I grabbed the stats for the docs I have access to here: https://gist.github.com/minrk/c1df933c520f9a51ee2bf474817a20bb

including the notebook I used to get them. It seems the traffic data isn't in the API, so I needed to script it with playwright.

ericsnekbytes commented 3 months ago

@choldgraf Thanks for the additional details.

@minrk I'll be digging through these and may ping you again for some additional info, thanks for providing these 👍

ericsnekbytes commented 2 weeks ago

Edit: Check below

ericsnekbytes commented 1 week ago

@minrk @blink1073 We need another CSV dump (there's a ticket on RTD that would create an API call for this). We should also make a service account and grant it permissions to download these (since the API call does not exist yet), which I cannot do. I can make the account and add it to the Jupyter password manager, if one of you can grant permissions to it...

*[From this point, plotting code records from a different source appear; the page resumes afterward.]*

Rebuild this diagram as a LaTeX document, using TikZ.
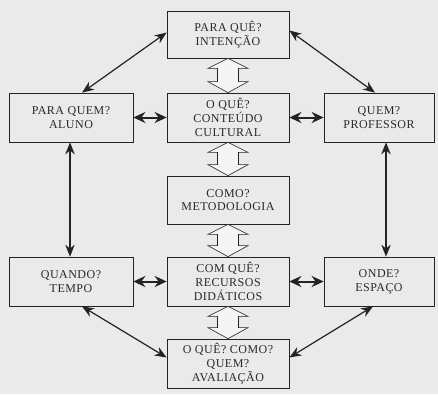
\documentclass[tikz,border=0pt]{standalone}
\usepackage{fontspec}
\setmainfont{Liberation Serif}[LetterSpace=4]
\usetikzlibrary{arrows.meta,calc}
\definecolor{bg}{RGB}{234,234,234}
\definecolor{ink}{RGB}{35,35,35}
\definecolor{txt}{RGB}{40,40,40}
\definecolor{hol}{RGB}{244,244,244}
\tikzset{
  box/.style={draw=ink,line width=0.7pt,fill=bg,rectangle,align=center,inner sep=0pt,
    font=\fontsize{12}{13.8}\selectfont,text=txt},
  bar/.style={ink,line width=1.2pt,{Stealth[length=12pt,width=9.5pt]}-{Stealth[length=12pt,width=9.5pt]}},
  shortbar/.style={ink,line width=2pt,{Stealth[length=12pt,width=11pt]}-{Stealth[length=12pt,width=11pt]}},
  hollow/.style={draw=ink,line width=0.6pt,fill=hol,line join=miter}
}
\newcommand\hollowarr[2]{%
  \draw[hollow] let \p1=(#1.south), \p2=(#2.north) in
   (\x1,\y1) -- (\x1+20pt,\y1-10pt) -- (\x1+10.5pt,\y1-10pt) -- (\x1+10.5pt,\y2+11pt)
   -- (\x1+20pt,\y2+11pt) -- (\x1,\y2) -- (\x1-20pt,\y2+11pt) -- (\x1-10.5pt,\y2+11pt)
   -- (\x1-10.5pt,\y1-10pt) -- (\x1-20pt,\y1-10pt) -- cycle;}
\begin{document}
\begin{tikzpicture}[x=1pt,y=-1pt]
\fill[bg] (0,0) rectangle (438,394);
\useasboundingbox (0,0) rectangle (438,394);
\node[box,minimum width=122pt,minimum height=47pt] (top) at (228,34.5) {PARA QUÊ?\\INTENÇÃO};
\node[box,minimum width=124pt,minimum height=49pt] (aluno) at (71,117.5) {PARA QUEM?\\ALUNO};
\node[box,minimum width=122pt,minimum height=49pt] (cont) at (228,117.5) {O QUÊ?\\CONTEÚDO\\CULTURAL};
\node[box,minimum width=110pt,minimum height=49pt] (prof) at (379,117.5) {QUEM?\\PROFESSOR};
\node[box,minimum width=122pt,minimum height=48pt] (como) at (228,200) {COMO?\\METODOLOGIA};
\node[box,minimum width=124pt,minimum height=49pt] (tempo) at (71,281.5) {QUANDO?\\TEMPO};
\node[box,minimum width=122pt,minimum height=49pt] (rec) at (228,281.5) {COM QUÊ?\\RECURSOS\\DIDÁTICOS};
\node[box,minimum width=110pt,minimum height=49pt] (esp) at (379,281.5) {ONDE?\\ESPAÇO};
\node[box,minimum width=122pt,minimum height=49pt] (aval) at (228,363.5) {O QUÊ? COMO?\\QUEM?\\AVALIAÇÃO};
\hollowarr{top}{cont}
\hollowarr{cont}{como}
\hollowarr{como}{rec}
\hollowarr{rec}{aval}
\draw[shortbar] (aluno.east) -- (cont.west);
\draw[shortbar] (cont.east) -- (prof.west);
\draw[shortbar] (tempo.east) -- (rec.west);
\draw[shortbar] (rec.east) -- (esp.west);
\draw[bar] ([yshift=2pt]top.west) -- ([xshift=11pt]aluno.north);
\draw[bar] ([yshift=4pt]top.east) -- ([xshift=-4pt]prof.north);
\draw[bar] ([xshift=-1pt]aluno.south) -- ([xshift=-1pt]tempo.north);
\draw[bar] ([xshift=7pt]prof.south) -- ([xshift=7pt]esp.north);
\draw[bar] ([xshift=11pt]tempo.south) -- ([yshift=6pt]aval.west);
\draw[bar] ([xshift=-6pt]esp.south) -- ([yshift=6pt]aval.east);
\end{tikzpicture}
\end{document}
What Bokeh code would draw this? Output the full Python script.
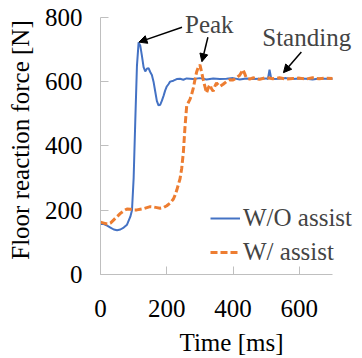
from bokeh.plotting import figure
from bokeh.models import Range1d, Legend, LegendItem, Arrow, NormalHead, Label
from bokeh.embed import file_html
from bokeh.resources import INLINE

# W/O assist
t_wo = [0, 10, 20, 30, 40, 50, 60, 70, 80, 90, 95, 100, 105, 110, 115, 120, 125, 130,
        135, 140, 145, 150, 155, 160, 165, 170, 175, 180, 185, 190, 195, 200, 205, 210,
        220, 230, 240, 250, 260, 280, 300, 320, 340, 360, 380, 400, 420, 440, 460, 480,
        500, 505, 510, 515, 520, 540, 560, 580, 600, 620, 640, 660, 680, 700]
f_wo = [157, 157, 152, 146, 140, 138, 140, 146, 155, 180, 200, 300, 480, 650, 722, 712,
        680, 645, 632, 640, 642, 630, 621, 600, 570, 540, 526, 528, 540, 555, 572, 585,
        592, 600, 603, 608, 609, 606, 610, 608, 611, 607, 610, 608, 609, 611, 607, 610,
        608, 609, 610, 608, 637, 610, 608, 609, 611, 608, 610, 609, 607, 610, 609, 608]

# W/ assist
t_w = [0, 10, 20, 30, 40, 50, 60, 70, 80, 90, 100, 110, 120, 130, 140, 150, 160, 170,
       180, 190, 200, 210, 220, 225, 230, 235, 240, 245, 250, 255, 260, 265, 270, 275,
       280, 285, 290, 295, 300, 305, 310, 315, 320, 325, 330, 335, 340, 345, 350, 355,
       360, 370, 380, 390, 400, 410, 420, 430, 435, 440, 450, 460, 480, 500, 520, 540,
       560, 580, 600, 620, 640, 660, 680, 700]
f_w = [163, 160, 157, 160, 170, 180, 190, 198, 204, 203, 201, 201, 203, 205, 208, 211,
       210, 208, 206, 208, 214, 222, 235, 247, 262, 280, 298, 330, 380, 460, 524, 535,
       545, 560, 580, 606, 630, 645, 652, 630, 606, 585, 565, 580, 590, 578, 570, 585,
       596, 590, 585, 592, 600, 606, 605, 612, 620, 637, 625, 611, 608, 612, 607, 613,
       609, 612, 608, 610, 611, 608, 612, 609, 611, 610]

x_ticks = [0, 200, 400, 600]
y_ticks = [0, 200, 400, 600, 800]
X_MAX = 700
Y_MAX = 800

FONT = "Liberation Serif"
FS = "25px"

# frame extends past the axes' ends so that texts near the edges are not clipped
p = figure(width=362, height=358, min_border_left=100, min_border_top=5,
           min_border_right=0, min_border_bottom=81,
           x_range=Range1d(0, X_MAX * 262 / 232), y_range=Range1d(0, Y_MAX * 272 / 260),
           output_backend="svg", toolbar_location=None)
p.outline_line_color = None
p.grid.visible = False

for ax in (p.xaxis[0], p.yaxis[0]):
    ax.axis_line_color = "#BFBFBF"
    ax.major_tick_line_color = "#BFBFBF"
    ax.major_tick_in = 8
    ax.major_tick_out = 0
    ax.minor_tick_line_color = None
    ax.major_label_text_font = FONT
    ax.major_label_text_font_size = FS
    ax.major_label_text_color = "black"
    ax.axis_label_text_font = FONT
    ax.axis_label_text_font_size = FS
    ax.axis_label_text_font_style = "normal"
    ax.axis_label_text_color = "black"

p.xaxis.bounds = (0, X_MAX)
p.yaxis.bounds = (0, Y_MAX)
p.xaxis.ticker = x_ticks
p.yaxis.ticker = y_ticks
p.xaxis.axis_label = "Time [ms]"
p.yaxis.axis_label = "Floor reaction force [N]"
p.xaxis.major_label_standoff = 25
p.xaxis.axis_label_standoff = 9
p.yaxis.major_label_standoff = 18
p.yaxis.axis_label_standoff = 8

r1 = p.line(t_wo, f_wo, line_color="#4472C4", line_width=2)
r2 = p.line(t_w, f_w, line_color="#ED7D31", line_width=3, line_dash="7 3")

legend = Legend(items=[LegendItem(label="W/O assist", renderers=[r1]),
                       LegendItem(label="W/ assist", renderers=[r2])],
                location=(110, 8), padding=0, margin=0, spacing=6,
                glyph_width=30, glyph_height=20, label_standoff=3,
                label_text_font=FONT, label_text_font_size=FS,
                background_fill_alpha=0, border_line_alpha=0)
p.add_layout(legend)

def arrow(x0, y0, x1, y1):
    p.add_layout(Arrow(end=NormalHead(size=8, fill_color="black", line_color="black"),
                       x_start=x0, y_start=y0, x_end=x1, y_end=y1,
                       line_color="black", line_width=1.5))

arrow(246, 769, 116, 723)
arrow(324, 738, 306, 662)
arrow(606, 692, 552, 628)

p.add_layout(Label(x=255, y=779, text="Peak", text_font=FONT, text_font_size=FS,
                   text_baseline="alphabetic"))
p.add_layout(Label(x=488, y=737, text="Standing", text_font=FONT, text_font_size=FS,
                   text_baseline="alphabetic"))

open("out.html", "w").write(file_html(p, INLINE))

minrk commented 1 week ago

I've updated the data in the gist today. If you create the bot account, I can add it to some projects.

blink1073 commented 1 week ago

I'm also happy to add the account to the projects I own.

ericsnekbytes commented 1 week ago

@minrk @blink1073 The new GitHub user is @jupyterautomation (jupyterautomation on RTD as well), and should be ready to be added to ReadTheDocs sites :) I've added that account to the Jupyter password manager (and the underlying email address, jupyterautomation@gmail.com). Thanks!

blink1073 commented 1 week ago

Okay, I added it to all the projects I maintain

minrk commented 6 days ago

Sent all my invitations, too, I think.

ericsnekbytes commented 5 days ago

@blink1073 @minrk Thank you! I'll share progress when I've got something up and running.